Illinois’ child support scheme raises many questions in the minds of many of my clients. Many residential custody mothers feel that the Illinois statutory guidlines do not provide enough financial support from the nonresidential fathers, and feel that as the father’s income rises, so should the level of support. Conversely, some fathers feel that the statutory child support scheme is too rigid and inflexible, and for a nonresidential father of multiple children, the levels of defined support are burdensome. Can the levels of support be changed, after divorce?

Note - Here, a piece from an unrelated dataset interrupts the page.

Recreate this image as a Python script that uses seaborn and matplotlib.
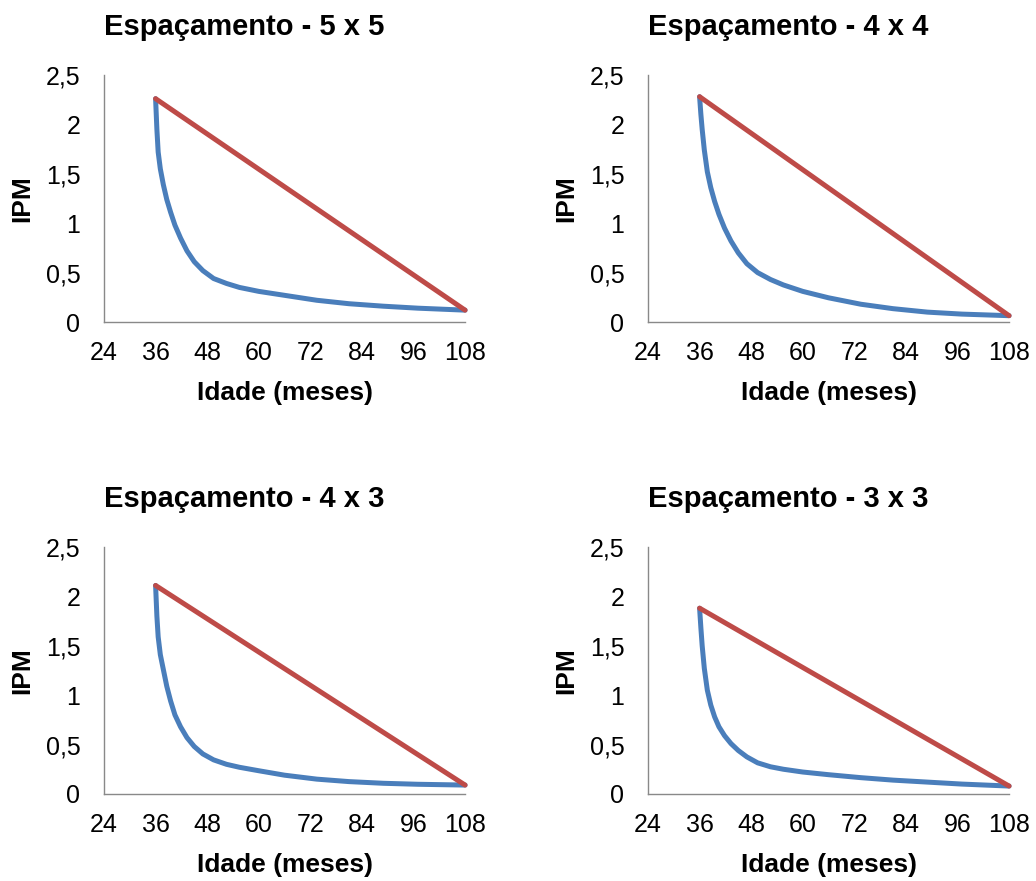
"""
IPM curves by planting spacing (2x2 panel figure)
"""

import numpy as np
import pandas as pd
import matplotlib
matplotlib.use("Agg")
import matplotlib.pyplot as plt
import seaborn as sns


ages = [36, 36.3, 36.6, 37.1, 37.8, 38.6, 39.5, 40.5, 41.8, 43.3, 45,
        47, 49.5, 52.5, 55.5, 60, 66, 73.5, 81, 89, 97, 108]

# Blue curve (IPM) per spacing
ipm_5x5 = [2.26, 1.95, 1.72, 1.55, 1.39, 1.24, 1.11, 0.98, 0.85, 0.72, 0.61,
           0.52, 0.44, 0.39, 0.35, 0.31, 0.27, 0.22, 0.185, 0.16, 0.14, 0.12]
ipm_4x4 = [2.28, 2.10, 1.95, 1.74, 1.52, 1.36, 1.22, 1.09, 0.95, 0.82, 0.70,
           0.59, 0.50, 0.43, 0.375, 0.31, 0.245, 0.18, 0.135, 0.10, 0.08, 0.064]
ipm_4x3 = [2.11, 1.80, 1.59, 1.41, 1.26, 1.09, 0.94, 0.80, 0.68, 0.57, 0.48,
           0.405, 0.345, 0.30, 0.27, 0.235, 0.19, 0.15, 0.125, 0.108, 0.098, 0.09]
ipm_3x3 = [1.88, 1.68, 1.50, 1.27, 1.05, 0.90, 0.78, 0.68, 0.59, 0.51, 0.44,
           0.375, 0.315, 0.275, 0.25, 0.222, 0.195, 0.165, 0.14, 0.12, 0.10, 0.08]

# Red straight line (start / end)
line_ages = [36, 108]
line_5x5 = [2.26, 0.12]
line_4x4 = [2.28, 0.064]
line_4x3 = [2.11, 0.09]
line_3x3 = [1.88, 0.08]

titles = ["Espaçamento - 5 x 5", "Espaçamento - 4 x 4",
          "Espaçamento - 4 x 3", "Espaçamento - 3 x 3"]

x_ticks = [24, 36, 48, 60, 72, 84, 96, 108]
y_ticks = [0, 0.5, 1, 1.5, 2, 2.5]
y_ticklabels = ["0", "0,5", "1", "1,5", "2", "2,5"]

BLUE = "#4A7EBB"
RED = "#BE4B48"
AXIS_GRAY = "#898989"


def draw_panel(ax, title, curve, line):
    """Draw one spacing panel"""
    df_curve = pd.DataFrame({"idade": ages, "ipm": curve})
    df_line = pd.DataFrame({"idade": line_ages, "ipm": line})

    sns.lineplot(data=df_curve, x="idade", y="ipm", ax=ax, color=BLUE,
                 linewidth=3.6, estimator=None, sort=False, clip_on=False,
                 solid_capstyle="round", solid_joinstyle="round")
    sns.lineplot(data=df_line, x="idade", y="ipm", ax=ax, color=RED,
                 linewidth=3.6, estimator=None, sort=False, clip_on=False,
                 solid_capstyle="round")

    ax.set_xlim(24, 108)
    ax.set_ylim(0, 2.5)
    ax.set_xticks(x_ticks)
    ax.set_yticks(y_ticks)
    ax.set_yticklabels(y_ticklabels)
    ax.tick_params(axis="both", length=0, labelsize=18, labelcolor="black")
    ax.tick_params(axis="x", pad=14)
    ax.tick_params(axis="y", pad=17)

    for side in ["top", "right"]:
        ax.spines[side].set_visible(False)
    for side in ["left", "bottom"]:
        ax.spines[side].set_color(AXIS_GRAY)
        ax.spines[side].set_linewidth(1.0)

    ax.set_xlabel("")
    ax.set_ylabel("")
    ax.text(0.387, 1.162, title, transform=ax.transAxes, ha="center",
            va="baseline", fontsize=21, fontweight="bold", color="black")
    ax.text(0.5, -0.287, "Idade (meses)", transform=ax.transAxes,
            ha="center", va="center", fontsize=19, fontweight="bold",
            color="black")
    ax.text(-0.227, 0.5, "IPM", transform=ax.transAxes, rotation=90,
            ha="center", va="center", fontsize=19, fontweight="bold",
            color="black")


def main():
    sns.set_style("white")
    plt.rcParams["font.family"] = ["Liberation Sans", "DejaVu Sans"]

    fig = plt.figure(figsize=(10.36, 8.81), dpi=100)

    w, h = 0.3485, 0.2804
    positions = [
        (0.1004, 0.6345),
        (0.6255, 0.6345),
        (0.1004, 0.0988),
        (0.6255, 0.0988),
    ]
    curves = [ipm_5x5, ipm_4x4, ipm_4x3, ipm_3x3]
    lines = [line_5x5, line_4x4, line_4x3, line_3x3]

    for (left, bottom), title, curve, line in zip(positions, titles, curves, lines):
        ax = fig.add_axes([left, bottom, w, h])
        draw_panel(ax, title, curve, line)

    fig.savefig("out.png", dpi=100)
    plt.close(fig)


if __name__ == "__main__":
    main()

Section 510(a)(1) of the Illinois Marriage and Dissolution of Marriage Act (Act) provides that a substantial change in circumstances will justify a modification of child support. 750 ILCS 5/510(a)(1) (West 2000). The burden of showing that a substantial change in circumstances has occurred is on the moving party. In re Marriage of Bean, 181 Ill. App. 3d 671, 673, 537 N.E.2d 342, 344 (1989). A court may increase the amount of child support solely on the basis of a parent’s increased ability to pay. See In re Marriage of Bean, 181 Ill. App. 3d at 674, 537 N.E.2d at 344-45. Additionally, it can be presumed that the cost of raising a child increases as the child grows older. See In re Marriage of Riegel, 242 Ill. App. 3d 496, 499, 611 N.E.2d 21, 23 (1993).

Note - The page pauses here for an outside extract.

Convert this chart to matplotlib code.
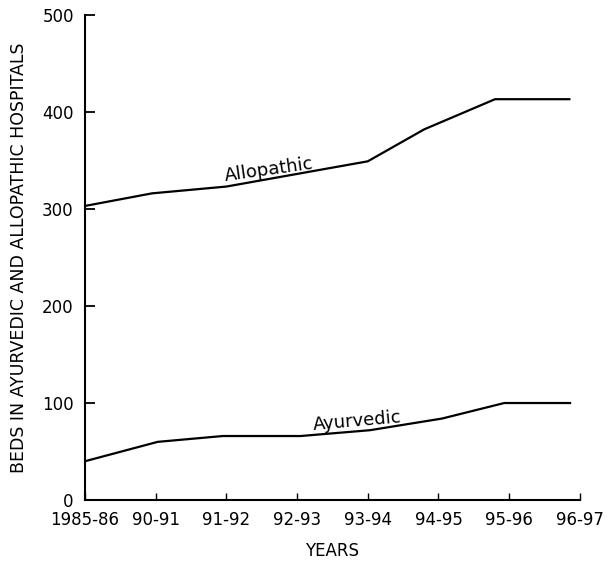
import numpy as np
import matplotlib.pyplot as plt

# data
years = ['1985-86', '90-91', '91-92', '92-93', '93-94', '94-95', '95-96', '96-97']

allo_x = [0, 0.95, 2.0, 4.0, 4.8, 5.8, 6.85]
allo_y = [303, 316, 323, 349, 382, 413, 413]

ayur_x = [0, 1.03, 1.95, 3.05, 4.03, 5.05, 5.93, 6.86]
ayur_y = [40, 60, 66, 66, 72, 84, 100, 100]

plt.rcParams['font.family'] = ['DejaVu Sans']

fig = plt.figure(figsize=(6.15, 5.67), dpi=100)
ax = fig.add_axes([0.138, 0.118, 0.805, 0.856])

ax.plot(allo_x, allo_y, color='black', lw=1.6)
ax.plot(ayur_x, ayur_y, color='black', lw=1.6)

ax.text(2.6, 340, 'Allopathic', rotation=8, ha='center', va='center', fontsize=13)
ax.text(3.85, 81, 'Ayurvedic', rotation=5, ha='center', va='center', fontsize=13)

ax.set_xlim(0, 7)
ax.set_ylim(0, 500)
ax.set_xticks(range(len(years)))
ax.set_xticklabels(years, fontsize=12)
ax.set_yticks([0, 100, 200, 300, 400, 500])
ax.set_yticklabels(['0', '100', '200', '300', '400', '500'], fontsize=12)
ax.tick_params(axis='y', direction='in', length=7, width=1.3, pad=8)
ax.tick_params(axis='x', direction='in', length=5, width=1, pad=8)

ax.spines['top'].set_visible(False)
ax.spines['right'].set_visible(False)
ax.spines['left'].set_linewidth(1.5)
ax.spines['bottom'].set_linewidth(1.5)

ax.set_ylabel('BEDS IN AYURVEDIC AND ALLOPATHIC HOSPITALS', fontsize=12.5, labelpad=10)
ax.set_xlabel('YEARS', fontsize=12, labelpad=9)

fig.savefig('out.png', dpi=100)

Section 505(a)(1) of the Act sets forth guidelines for determining the percentage amount of child support. 750 ILCS 5/505(a)(1). Section 505(a)(2) then provides:
“(2) The above guidelines shall be applied in each case unless the court makes a finding that application of the guidelines would be inappropriate, after considering the best interests of the child in light of evidence including but not limited to one or more of the following relevant factors:
(a) the financial resources and needs of the child;
(b) the financial resources and needs of the custodial parent;
(c) the standard of living the child would have enjoyed had the marriage not been dissolved;
(d) the physical and emotional condition of the child, and his educational needs; and
(e) the financial resources and needs of the noncustodial parent.
Bringing a child support modification action to court can be time consuming, and there should be sufficient prospective financial advantage to the moving party, before the party, mother or father, asks the court to change a prior order for child support. Many times, however, when the circumstances of the parents or the children have changed, it is important to get the support order changed immediately. Most notable are cases where the obligor former spouse has suffered an undesired loss of employment, and the court ordered support is still being assessed against the income that was paid via the previous job. Once the job is lost, and the income is stopped, so too, should the court order for support be changed.
Child support court orders are like locomotives…they just keep rolling unless stopped. Every missed payment, even though the job is lost, is a new judgment in favor of the payee.